Malaysia’s manufacturing Purchasing Managers’ Index (PMI) unexpectedly fell in May to 48.7. Excluding the one month above the expansionary level at 50.7 in April, PMI has remained in contraction territory (below 50) over twentyfour months since April 2015, see Fig 1. According IHS Markit, the sharp drop in May manufacturing PMI was almost across the board, except for employment, all other key sub-components such as production, new orders and purchasing activity of the PMI trended lower during the month.

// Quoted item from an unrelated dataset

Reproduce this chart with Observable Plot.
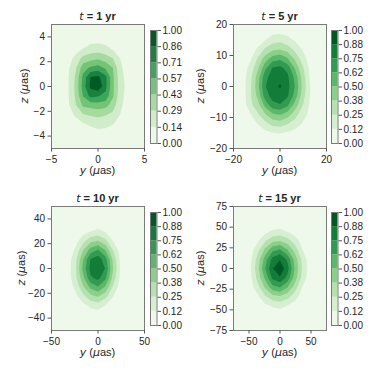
<!DOCTYPE html>
<html><head><meta charset="utf-8">
<script src="https://cdn.jsdelivr.net/npm/d3@7"></script>
<script src="https://cdn.jsdelivr.net/npm/@observablehq/plot@0.6"></script>
<style>
body{margin:0;background:#fff;}
#fig{position:relative;width:374px;height:374px;overflow:hidden;font-family:"Liberation Sans",Arial,sans-serif;color:#262626;}
.abs{position:absolute;white-space:nowrap;font-size:11px;line-height:11px;}
.m{font-family:"DejaVu Sans",sans-serif;font-style:italic;font-weight:normal;}
svg{position:absolute;}
</style></head><body><div id="fig"></div>
<script>
// ---------- data ----------
const titles = ["1 yr", "5 yr", "10 yr", "15 yr"];
const xDomains = [[-5, 5], [-20, 20], [-50, 50], [-75, 75]];
const zDomains = [[-5, 5], [-20, 20], [-50, 50], [-75, 75]];
const xTicks = [[-5, 0, 5], [-20, 0, 20], [-50, 0, 50], [-50, 0, 50]];
const zTicks = [[-4, -2, 0, 2, 4], [-20, -10, 0, 10, 20], [-40, -20, 0, 20, 40], [-75, -50, -25, 0, 25, 50, 75]];
const levels7 = [0, 1/7, 2/7, 3/7, 4/7, 5/7, 6/7, 1];
const levels8 = [0, 1/8, 2/8, 3/8, 4/8, 5/8, 6/8, 7/8, 1];
const labels7 = ["0.00", "0.14", "0.29", "0.43", "0.57", "0.71", "0.86", "1.00"];
const labels8 = ["0.00", "0.12", "0.25", "0.38", "0.50", "0.62", "0.75", "0.88", "1.00"];
// grid sample centres (first, last) along y (horizontal) and z (vertical, top->bottom)
const gridY = [[-4, 4], [-16, 16], [-40, 40], [-60, 60]];
const gridZ = [[4.5, -4.5], [18, -18], [45, -45], [67.5, -67.5]];
// normalised density, 11 columns x 13 rows, top row first
const density1 = [
  0,0,0,0,0,0,0,0,0,0,0,
  0,0,0.03,0.05,0.09,0.10,0.09,0.04,0.02,0,0,
  0,0.03,0.10,0.15,0.21,0.22,0.19,0.13,0.06,0.01,0,
  0.02,0.09,0.18,0.34,0.38,0.41,0.36,0.29,0.14,0.06,0,
  0.05,0.12,0.27,0.51,0.60,0.64,0.55,0.43,0.17,0.08,0.01,
  0.06,0.13,0.31,0.61,0.86,0.89,0.76,0.46,0.19,0.09,0.02,
  0.065,0.135,0.32,0.64,0.89,0.97,0.76,0.46,0.21,0.095,0.025,
  0.06,0.13,0.31,0.58,0.76,0.73,0.67,0.45,0.19,0.09,0.02,
  0.04,0.12,0.28,0.46,0.49,0.51,0.49,0.36,0.17,0.08,0.01,
  0.02,0.08,0.17,0.28,0.31,0.33,0.30,0.25,0.14,0.06,0,
  0,0.02,0.07,0.13,0.17,0.20,0.19,0.15,0.09,0.04,0,
  0,0,0.01,0.05,0.08,0.10,0.095,0.08,0.05,0.01,0,
  0,0,0,0,0,0.02,0,0,0,0,0
];
const density5 = [
  0,0.01,0.03,0.055,0.075,0.085,0.07,0.045,0.02,0,0,
  0,0.03,0.07,0.12,0.19,0.21,0.17,0.11,0.06,0.015,0,
  0.013,0.06,0.14,0.27,0.35,0.37,0.32,0.22,0.12,0.04,0.005,
  0.03,0.10,0.26,0.43,0.56,0.60,0.51,0.35,0.19,0.07,0.015,
  0.05,0.17,0.35,0.59,0.76,0.78,0.71,0.49,0.28,0.10,0.03,
  0.065,0.21,0.43,0.71,0.81,0.84,0.78,0.59,0.33,0.12,0.04,
  0.07,0.22,0.45,0.74,0.83,0.89,0.80,0.62,0.35,0.13,0.045,
  0.06,0.23,0.41,0.69,0.80,0.82,0.77,0.58,0.32,0.13,0.04,
  0.045,0.22,0.32,0.54,0.71,0.74,0.65,0.45,0.26,0.11,0.02,
  0.025,0.11,0.23,0.36,0.48,0.51,0.44,0.31,0.17,0.10,0.01,
  0.01,0.05,0.13,0.21,0.29,0.31,0.26,0.19,0.12,0.03,0,
  0,0.015,0.05,0.09,0.12,0.13,0.11,0.08,0.04,0.005,0,
  0,0,0.01,0.03,0.045,0.05,0.04,0.02,0.003,0,0
];
const density10 = [
  0,0,0,0,0,0,0,0,0,0,0,
  0,0,0,0.015,0.035,0.045,0.03,0.005,0,0,0,
  0,0,0.025,0.075,0.12,0.155,0.11,0.05,0.005,0,0,
  0,0.015,0.075,0.20,0.33,0.37,0.28,0.12,0.035,0,0,
  0,0.04,0.15,0.365,0.555,0.635,0.49,0.25,0.07,0,0,
  0.003,0.06,0.22,0.49,0.755,0.815,0.68,0.355,0.10,0.007,0,
  0.005,0.07,0.24,0.535,0.79,0.855,0.74,0.385,0.11,0.01,0,
  0.003,0.07,0.22,0.47,0.73,0.79,0.66,0.335,0.10,0.007,0,
  0,0.05,0.16,0.355,0.535,0.615,0.48,0.24,0.065,0,0,
  0,0.015,0.09,0.21,0.335,0.385,0.29,0.13,0.035,0,0,
  0,0,0.03,0.09,0.15,0.18,0.12,0.057,0.007,0,0,
  0,0,0.003,0.028,0.05,0.06,0.045,0.013,0,0,0,
  0,0,0,0,0.007,0.01,0.004,0,0,0,0
];
const density15 = [
  0,0,0,0,0,0,0,0,0,0,0,
  0,0,0.003,0.02,0.04,0.045,0.035,0.013,0,0,0,
  0,0.004,0.04,0.09,0.14,0.155,0.115,0.07,0.02,0,0,
  0,0.03,0.10,0.23,0.34,0.365,0.30,0.18,0.07,0.01,0,
  0.008,0.065,0.21,0.405,0.59,0.645,0.51,0.33,0.13,0.035,0,
  0.016,0.095,0.30,0.56,0.79,0.865,0.72,0.45,0.21,0.055,0.003,
  0.02,0.105,0.33,0.62,0.87,0.96,0.80,0.49,0.235,0.06,0.005,
  0.016,0.095,0.29,0.53,0.78,0.86,0.71,0.44,0.21,0.05,0.003,
  0.007,0.06,0.21,0.395,0.585,0.635,0.51,0.32,0.12,0.035,0,
  0,0.03,0.10,0.23,0.34,0.365,0.30,0.18,0.07,0.01,0,
  0,0.005,0.04,0.095,0.14,0.165,0.12,0.07,0.02,0,0,
  0,0,0.007,0.025,0.045,0.05,0.04,0.016,0,0,0,
  0,0,0,0,0.003,0.005,0,0,0,0,0
];
const densities = [density1, density5, density10, density15];
const levelSets = [levels7, levels8, levels8, levels8];
const labelSets = [labels7, labels8, labels8, labels8];

// ---------- style / layout ----------
const GREENS = ["#f7fcf5","#e5f5e0","#c7e9c0","#a1d99b","#74c476","#41ab5d","#238b45","#006d2c","#00441b"];
const greens = d3.piecewise(d3.interpolateRgb, GREENS);
const layout = [
  {ox: 0,   oy: 0,   ml: 51, mt: 24, cbx: 150,   cby: 30,    ylx: 24},
  {ox: 187, oy: 0,   ml: 46, mt: 24, cbx: 331.3, cby: 30,    ylx: 12.5},
  {ox: 0,   oy: 187, ml: 51, mt: 19, cbx: 150,   cby: 211.5, ylx: 20.5},
  {ox: 187, oy: 187, ml: 46, mt: 19, cbx: 331.3, cby: 212,   ylx: 12.5}
];
const PW = 93, PH = 124, CBW = 6.5, CBH = 113;
const FONT = '"Liberation Sans", Arial, sans-serif';
const fmt = d => (d < 0 ? "\u2212" : "") + Math.abs(d);
const fig = document.getElementById("fig");

function addDiv(html, css) {
  const el = document.createElement("div");
  el.className = "abs";
  el.innerHTML = html;
  Object.assign(el.style, css);
  fig.appendChild(el);
}

for (let p = 0; p < 4; p++) {
  const L = layout[p];
  const levels = levelSets[p], labels = labelSets[p];
  const nb = levels.length - 1;
  const bandColors = d3.range(nb).map(k => greens((k + 0.5) / nb));
  const thresholds = levels.slice(1, -1);
  const grid = densities[p];
  const gw = 11, gh = grid.length / gw;
  const dx = (gridY[p][1] - gridY[p][0]) / (gw - 1);
  const dz = (gridZ[p][1] - gridZ[p][0]) / (gh - 1);

  const chart = Plot.plot({
    width: 187, height: 187,
    marginLeft: L.ml, marginRight: 187 - L.ml - PW,
    marginTop: L.mt, marginBottom: 187 - L.mt - PH,
    x: {domain: xDomains[p]},
    y: {domain: zDomains[p]},
    color: {type: "threshold", domain: thresholds, range: bandColors},
    style: {fontFamily: FONT, fontSize: "10px", color: "#262626", background: "transparent", overflow: "visible"},
    marks: [
      Plot.frame({fill: bandColors[0]}),
      Plot.contour(grid, {
        width: gw, height: gh,
        x1: gridY[p][0] - dx / 2, x2: gridY[p][1] + dx / 2,
        y1: gridZ[p][0] - dz / 2, y2: gridZ[p][1] + dz / 2,
        thresholds, fill: Plot.identity, stroke: "none"
      }),
      Plot.frame({stroke: "#7a7a7a", strokeWidth: 1}),
      Plot.axisX({ticks: xTicks[p], tickFormat: fmt, tickSize: 3.5, tickPadding: 4, label: null, stroke: "#555", fontSize: 10}),
      Plot.axisY({ticks: zTicks[p], tickFormat: fmt, tickSize: 3.5, tickPadding: 3, label: null, stroke: "#555", fontSize: 10})
    ]
  });
  chart.style.left = L.ox + "px";
  chart.style.top = L.oy + "px";
  fig.appendChild(chart);

  const cb = Plot.plot({
    width: 1 + CBW + 34, height: CBH + 20,
    marginLeft: 1, marginRight: 34, marginTop: 10, marginBottom: 10,
    x: {domain: [0, 1], axis: null},
    y: {domain: [0, 1]},
    color: {type: "threshold", domain: thresholds, range: bandColors},
    style: {fontFamily: FONT, fontSize: "10px", color: "#262626", background: "transparent", overflow: "visible"},
    marks: [
      Plot.rect(d3.range(nb), {x1: () => 0, x2: () => 1, y1: k => levels[k], y2: k => levels[k + 1], fill: k => levels[k]}),
      Plot.frame({stroke: "#7a7a7a", strokeWidth: 1}),
      Plot.axisY({anchor: "right", ticks: levels, tickFormat: d => labels[levels.indexOf(d)], tickSize: 3.5, tickPadding: 2, label: null, stroke: "#555", fontSize: 10})
    ]
  });
  cb.style.left = (L.cbx - 1) + "px";
  cb.style.top = (L.cby - 10) + "px";
  fig.appendChild(cb);

  const cx = L.ox + L.ml + PW / 2;
  const top = L.oy + L.mt, bottom = top + PH;
  addDiv('<span class="m">t</span> = ' + titles[p], {left: cx + "px", top: (top - 13.5) + "px", transform: "translateX(-50%)", fontWeight: "bold"});
  addDiv('<span class="m">y</span> (<span class="m">\u03bc</span>as)', {left: cx + "px", top: (bottom + 17) + "px", transform: "translateX(-50%)"});
  addDiv('<span class="m">z</span> (<span class="m">\u03bc</span>as)', {left: (L.ox + L.ylx) + "px", top: (top + PH / 2) + "px", transform: "translate(-50%,-50%) rotate(-90deg)"});
}
</script>
</body></html>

However, the most significant decline was in new orders sub-component, which reflected the decline in new orders from nearby Asian economies, such as Singapore, Thailand and Indonesia. In its latest report on Malaysia PMI, IHS Markit cautioned the downside risk and noted that “the latest fall marked a resumption of the trend seen for more than two years prior to April’s fractional expansion.” We believe the softening trend seen in Malaysia’s manufacturing PMI was also reflected in other Asean region PMI indexes during the month, indicating some cautiousness among manufacturers in the region on new orders and international trade, dampened by some slowdown in global economic conditions in 2Q17. The Caixin China General Manufacturing PMI declined by 0.7 points to 49.6 in May (50.3 in April), falling below the 50-threshold mark for the first time in eleven months, pointing to some slowdown in the global manufacturing activities in 2Q17 and 3Q17.
Malaysia’s real GDP growth reached 5.6% yoy in 1Q17, as compared to 4.5% in 4Q16, attributed to healthy domestic demand and strong performance from manufacturing, construction and agriculture sub-sectors. In the first two months of 2Q17, Malaysia’s manufacturing PMI averaged around 49.7, slightly higher than the average of 49.2 in 1Q17. Even with the unexpected drop in May PMI, we believe the country’s economic growth will likely be sustained at around 5.2% yoy estimated for 2Q17, where we are maintaining our full year GDP growth projection of 4.8% for 2017 (4.2% in 2016).
This was also supported by Malaysia’s leading economic index (LEI), published by Department of Statistics (DOS), which increased further from 1.1% yoy in February to 1.8% in March, supported by improvement in the country’s money supply, real imports of semi- conductors, sales value and unit labour cost in manufacturing, as well as new companies registered.